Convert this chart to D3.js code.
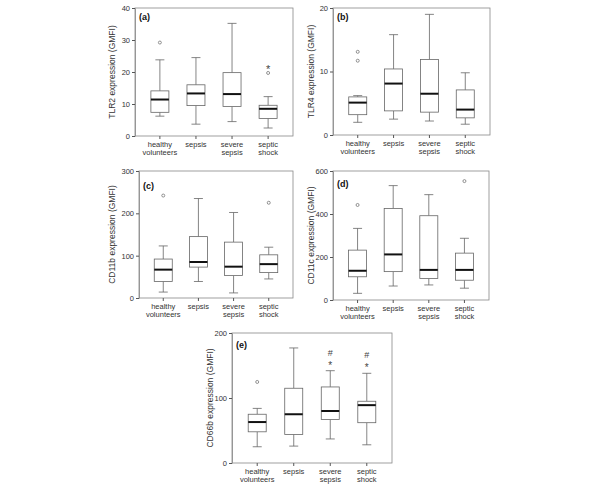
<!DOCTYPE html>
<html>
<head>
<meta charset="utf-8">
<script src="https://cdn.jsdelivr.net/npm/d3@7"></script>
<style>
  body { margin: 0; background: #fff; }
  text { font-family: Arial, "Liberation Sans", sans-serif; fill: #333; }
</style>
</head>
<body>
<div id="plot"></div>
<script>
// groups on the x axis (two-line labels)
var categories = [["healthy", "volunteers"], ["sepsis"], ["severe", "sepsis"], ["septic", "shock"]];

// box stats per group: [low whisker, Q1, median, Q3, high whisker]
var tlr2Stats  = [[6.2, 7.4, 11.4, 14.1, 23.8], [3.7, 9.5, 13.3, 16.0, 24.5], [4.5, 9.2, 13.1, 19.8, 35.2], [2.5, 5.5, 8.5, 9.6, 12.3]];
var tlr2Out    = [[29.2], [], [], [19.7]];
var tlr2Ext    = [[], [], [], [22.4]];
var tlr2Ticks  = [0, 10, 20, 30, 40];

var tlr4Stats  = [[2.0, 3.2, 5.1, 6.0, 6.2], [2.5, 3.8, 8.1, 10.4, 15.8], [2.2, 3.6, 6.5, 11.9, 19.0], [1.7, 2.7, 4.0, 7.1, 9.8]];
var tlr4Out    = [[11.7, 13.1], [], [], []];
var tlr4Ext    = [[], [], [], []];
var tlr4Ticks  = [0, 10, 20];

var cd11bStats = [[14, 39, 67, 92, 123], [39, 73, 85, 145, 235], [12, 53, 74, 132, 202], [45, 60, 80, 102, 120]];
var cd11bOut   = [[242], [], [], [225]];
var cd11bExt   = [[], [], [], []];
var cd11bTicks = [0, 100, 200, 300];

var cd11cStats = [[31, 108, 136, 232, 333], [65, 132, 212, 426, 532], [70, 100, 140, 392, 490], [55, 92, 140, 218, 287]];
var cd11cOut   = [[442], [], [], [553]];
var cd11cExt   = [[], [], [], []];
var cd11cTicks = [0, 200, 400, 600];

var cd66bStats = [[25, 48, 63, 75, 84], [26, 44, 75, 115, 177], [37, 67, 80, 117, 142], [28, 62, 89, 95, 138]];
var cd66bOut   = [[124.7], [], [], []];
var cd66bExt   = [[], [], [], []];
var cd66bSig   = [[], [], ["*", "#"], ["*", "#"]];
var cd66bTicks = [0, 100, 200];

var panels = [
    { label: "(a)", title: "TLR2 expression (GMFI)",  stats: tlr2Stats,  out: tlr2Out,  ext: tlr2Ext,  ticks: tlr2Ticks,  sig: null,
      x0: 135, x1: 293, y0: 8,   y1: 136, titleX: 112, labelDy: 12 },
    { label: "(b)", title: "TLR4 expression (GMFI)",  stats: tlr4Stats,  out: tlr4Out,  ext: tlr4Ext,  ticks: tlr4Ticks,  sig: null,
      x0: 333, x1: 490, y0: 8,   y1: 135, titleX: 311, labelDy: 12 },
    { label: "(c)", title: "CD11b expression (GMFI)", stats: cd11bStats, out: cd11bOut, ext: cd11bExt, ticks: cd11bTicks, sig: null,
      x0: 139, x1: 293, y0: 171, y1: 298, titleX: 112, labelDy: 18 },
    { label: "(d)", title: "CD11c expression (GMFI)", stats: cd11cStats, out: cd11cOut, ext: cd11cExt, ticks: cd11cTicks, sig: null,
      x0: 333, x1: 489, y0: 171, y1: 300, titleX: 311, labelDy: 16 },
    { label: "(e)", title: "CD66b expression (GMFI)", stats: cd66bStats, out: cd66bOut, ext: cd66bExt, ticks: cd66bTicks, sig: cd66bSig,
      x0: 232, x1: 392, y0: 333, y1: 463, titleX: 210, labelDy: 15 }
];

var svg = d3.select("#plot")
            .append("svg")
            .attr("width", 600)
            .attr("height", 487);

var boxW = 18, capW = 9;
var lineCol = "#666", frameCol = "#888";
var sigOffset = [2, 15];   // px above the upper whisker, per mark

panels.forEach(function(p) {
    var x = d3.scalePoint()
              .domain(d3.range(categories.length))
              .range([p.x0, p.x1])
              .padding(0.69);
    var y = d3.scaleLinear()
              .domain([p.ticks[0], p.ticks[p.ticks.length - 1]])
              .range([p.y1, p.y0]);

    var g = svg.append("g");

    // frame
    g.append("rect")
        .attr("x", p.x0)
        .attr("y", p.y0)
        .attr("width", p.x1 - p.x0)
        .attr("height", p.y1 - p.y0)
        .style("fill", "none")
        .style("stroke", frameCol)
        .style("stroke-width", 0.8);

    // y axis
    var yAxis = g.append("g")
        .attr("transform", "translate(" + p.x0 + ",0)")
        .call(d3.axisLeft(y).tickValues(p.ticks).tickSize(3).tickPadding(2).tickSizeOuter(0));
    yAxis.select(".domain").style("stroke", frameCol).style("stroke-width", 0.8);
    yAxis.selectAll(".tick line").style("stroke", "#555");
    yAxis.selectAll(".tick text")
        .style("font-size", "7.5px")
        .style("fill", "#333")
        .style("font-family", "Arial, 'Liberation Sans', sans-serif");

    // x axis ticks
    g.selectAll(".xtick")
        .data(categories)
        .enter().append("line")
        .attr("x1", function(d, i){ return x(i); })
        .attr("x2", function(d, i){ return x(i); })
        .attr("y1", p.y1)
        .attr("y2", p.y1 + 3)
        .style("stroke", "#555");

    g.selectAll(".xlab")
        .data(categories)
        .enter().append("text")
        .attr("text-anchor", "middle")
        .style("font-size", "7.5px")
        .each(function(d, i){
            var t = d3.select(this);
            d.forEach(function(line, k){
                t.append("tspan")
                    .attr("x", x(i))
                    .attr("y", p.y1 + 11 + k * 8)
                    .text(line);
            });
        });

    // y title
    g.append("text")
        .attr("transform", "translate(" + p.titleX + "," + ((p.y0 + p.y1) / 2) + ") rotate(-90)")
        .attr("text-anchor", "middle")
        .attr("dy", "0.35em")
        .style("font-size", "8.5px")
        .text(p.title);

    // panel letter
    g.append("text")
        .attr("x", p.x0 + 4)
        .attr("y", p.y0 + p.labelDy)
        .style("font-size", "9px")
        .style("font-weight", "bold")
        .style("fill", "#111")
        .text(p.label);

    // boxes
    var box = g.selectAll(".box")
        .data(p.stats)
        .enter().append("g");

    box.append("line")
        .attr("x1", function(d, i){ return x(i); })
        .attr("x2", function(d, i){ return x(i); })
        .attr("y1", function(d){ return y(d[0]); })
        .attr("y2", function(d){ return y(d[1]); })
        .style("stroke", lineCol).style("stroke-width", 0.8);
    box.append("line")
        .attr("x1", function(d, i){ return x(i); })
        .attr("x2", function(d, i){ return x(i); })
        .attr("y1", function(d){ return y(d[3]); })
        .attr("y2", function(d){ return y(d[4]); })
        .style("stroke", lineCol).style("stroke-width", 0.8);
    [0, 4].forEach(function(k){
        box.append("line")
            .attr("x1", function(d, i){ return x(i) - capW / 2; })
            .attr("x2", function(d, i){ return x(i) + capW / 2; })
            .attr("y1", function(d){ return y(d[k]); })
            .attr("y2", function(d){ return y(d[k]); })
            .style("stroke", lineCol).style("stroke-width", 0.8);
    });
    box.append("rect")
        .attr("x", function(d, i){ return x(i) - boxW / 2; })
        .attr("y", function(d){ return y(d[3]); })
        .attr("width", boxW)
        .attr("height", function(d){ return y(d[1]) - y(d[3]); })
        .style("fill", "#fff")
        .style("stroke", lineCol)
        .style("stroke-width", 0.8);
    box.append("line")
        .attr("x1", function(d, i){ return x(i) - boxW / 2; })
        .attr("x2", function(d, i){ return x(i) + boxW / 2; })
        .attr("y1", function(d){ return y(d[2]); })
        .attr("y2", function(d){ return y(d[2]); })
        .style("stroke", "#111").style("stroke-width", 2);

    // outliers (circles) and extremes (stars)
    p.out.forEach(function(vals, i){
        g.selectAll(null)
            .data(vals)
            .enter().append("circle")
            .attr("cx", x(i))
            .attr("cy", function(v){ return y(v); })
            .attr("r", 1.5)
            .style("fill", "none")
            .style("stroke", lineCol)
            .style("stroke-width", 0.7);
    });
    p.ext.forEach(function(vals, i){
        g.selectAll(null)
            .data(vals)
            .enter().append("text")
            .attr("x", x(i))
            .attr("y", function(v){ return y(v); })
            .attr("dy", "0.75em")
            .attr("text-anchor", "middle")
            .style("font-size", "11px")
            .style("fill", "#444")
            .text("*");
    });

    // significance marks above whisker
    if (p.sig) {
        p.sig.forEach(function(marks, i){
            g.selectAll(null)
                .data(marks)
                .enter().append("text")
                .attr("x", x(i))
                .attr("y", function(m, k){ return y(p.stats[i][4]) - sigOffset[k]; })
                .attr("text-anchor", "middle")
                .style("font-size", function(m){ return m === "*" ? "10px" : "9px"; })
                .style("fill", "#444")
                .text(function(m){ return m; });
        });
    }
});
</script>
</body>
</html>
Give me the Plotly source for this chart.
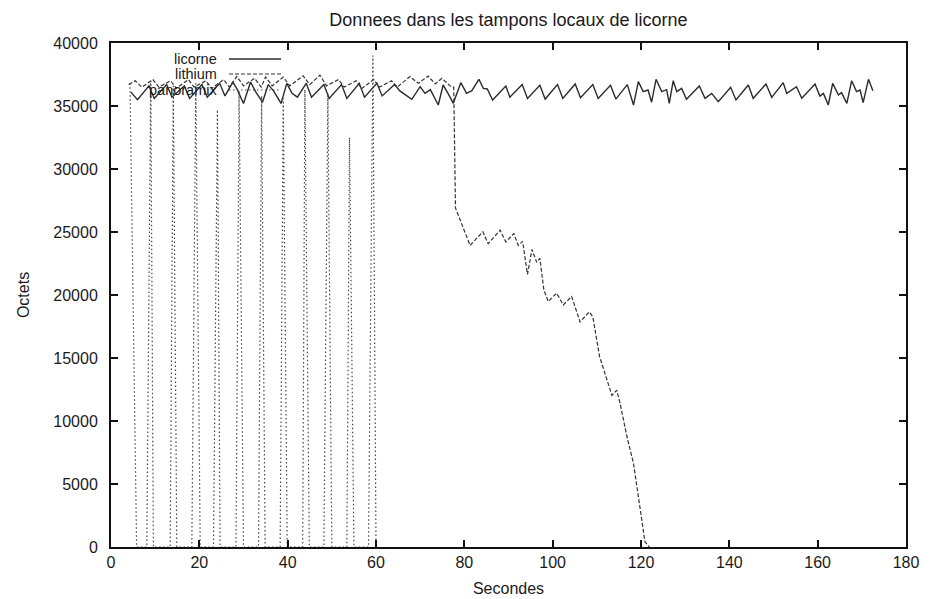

********************

SET TASK » Skip the pictures, please, and transcribe only the lines from the beginning of the material through the one that contains "20, 30, 40];".

CORRECT ANSWER »
Convert this chart to D3.js code.
<!DOCTYPE html>
<html>
<head>
<meta charset="utf-8">
<script src="https://cdn.jsdelivr.net/npm/d3@7"></script>
<style>
  body { margin: 0; background: #fff; }
  text { font-family: Arial, "Liberation Sans", sans-serif; fill: #333; }
</style>
</head>
<body>
<div id="plot"></div>
<script>
// groups on the x axis (two-line labels)
var categories = [["healthy", "volunteers"], ["sepsis"], ["severe", "sepsis"], ["septic", "shock"]];

// box stats per group: [low whisker, Q1, median, Q3, high whisker]
var tlr2Stats  = [[6.2, 7.4, 11.4, 14.1, 23.8], [3.7, 9.5, 13.3, 16.0, 24.5], [4.5, 9.2, 13.1, 19.8, 35.2], [2.5, 5.5, 8.5, 9.6, 12.3]];
var tlr2Out    = [[29.2], [], [], [19.7]];
var tlr2Ext    = [[], [], [], [22.4]];
var tlr2Ticks  = [0, 10, 20, 30, 40];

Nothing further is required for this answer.